----- Material provided
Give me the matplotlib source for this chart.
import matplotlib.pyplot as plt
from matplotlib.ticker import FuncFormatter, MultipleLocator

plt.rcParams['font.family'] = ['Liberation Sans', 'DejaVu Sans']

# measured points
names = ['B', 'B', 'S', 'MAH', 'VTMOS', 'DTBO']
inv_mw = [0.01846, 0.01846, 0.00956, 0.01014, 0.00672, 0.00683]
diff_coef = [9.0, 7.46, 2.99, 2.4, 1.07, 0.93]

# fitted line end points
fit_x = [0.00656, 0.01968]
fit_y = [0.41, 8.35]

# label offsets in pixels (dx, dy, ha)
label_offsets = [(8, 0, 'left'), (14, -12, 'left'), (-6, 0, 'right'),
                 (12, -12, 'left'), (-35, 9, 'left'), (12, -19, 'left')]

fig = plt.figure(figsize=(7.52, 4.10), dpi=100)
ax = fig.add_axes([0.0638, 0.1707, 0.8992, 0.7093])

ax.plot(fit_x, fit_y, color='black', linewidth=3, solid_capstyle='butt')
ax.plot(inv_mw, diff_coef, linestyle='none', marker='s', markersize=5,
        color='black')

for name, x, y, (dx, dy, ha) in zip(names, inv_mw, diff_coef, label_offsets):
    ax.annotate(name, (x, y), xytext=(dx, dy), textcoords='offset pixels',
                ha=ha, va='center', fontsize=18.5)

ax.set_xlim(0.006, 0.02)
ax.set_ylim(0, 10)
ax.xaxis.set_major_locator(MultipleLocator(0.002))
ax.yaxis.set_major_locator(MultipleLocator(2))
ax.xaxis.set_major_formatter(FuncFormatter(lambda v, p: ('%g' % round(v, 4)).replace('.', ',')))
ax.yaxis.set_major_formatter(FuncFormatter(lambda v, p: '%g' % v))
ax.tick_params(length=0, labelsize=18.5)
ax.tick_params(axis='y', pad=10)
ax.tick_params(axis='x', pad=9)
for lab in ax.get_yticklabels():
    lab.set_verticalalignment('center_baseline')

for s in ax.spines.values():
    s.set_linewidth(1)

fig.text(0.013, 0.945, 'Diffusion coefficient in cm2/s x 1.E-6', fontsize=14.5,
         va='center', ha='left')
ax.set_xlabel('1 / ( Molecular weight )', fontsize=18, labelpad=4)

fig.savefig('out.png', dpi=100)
----------
## What to produce:
Repeat, word for word, the lines from the opening of the material through the line containing "s.set_linewidth(1)".

## Exercise answer:
Give me the matplotlib source for this chart.
import matplotlib.pyplot as plt
from matplotlib.ticker import FuncFormatter, MultipleLocator

plt.rcParams['font.family'] = ['Liberation Sans', 'DejaVu Sans']

# measured points
names = ['B', 'B', 'S', 'MAH', 'VTMOS', 'DTBO']
inv_mw = [0.01846, 0.01846, 0.00956, 0.01014, 0.00672, 0.00683]
diff_coef = [9.0, 7.46, 2.99, 2.4, 1.07, 0.93]

# fitted line end points
fit_x = [0.00656, 0.01968]
fit_y = [0.41, 8.35]

# label offsets in pixels (dx, dy, ha)
label_offsets = [(8, 0, 'left'), (14, -12, 'left'), (-6, 0, 'right'),
                 (12, -12, 'left'), (-35, 9, 'left'), (12, -19, 'left')]

fig = plt.figure(figsize=(7.52, 4.10), dpi=100)
ax = fig.add_axes([0.0638, 0.1707, 0.8992, 0.7093])

ax.plot(fit_x, fit_y, color='black', linewidth=3, solid_capstyle='butt')
ax.plot(inv_mw, diff_coef, linestyle='none', marker='s', markersize=5,
        color='black')

for name, x, y, (dx, dy, ha) in zip(names, inv_mw, diff_coef, label_offsets):
    ax.annotate(name, (x, y), xytext=(dx, dy), textcoords='offset pixels',
                ha=ha, va='center', fontsize=18.5)

ax.set_xlim(0.006, 0.02)
ax.set_ylim(0, 10)
ax.xaxis.set_major_locator(MultipleLocator(0.002))
ax.yaxis.set_major_locator(MultipleLocator(2))
ax.xaxis.set_major_formatter(FuncFormatter(lambda v, p: ('%g' % round(v, 4)).replace('.', ',')))
ax.yaxis.set_major_formatter(FuncFormatter(lambda v, p: '%g' % v))
ax.tick_params(length=0, labelsize=18.5)
ax.tick_params(axis='y', pad=10)
ax.tick_params(axis='x', pad=9)
for lab in ax.get_yticklabels():
    lab.set_verticalalignment('center_baseline')

for s in ax.spines.values():
    s.set_linewidth(1)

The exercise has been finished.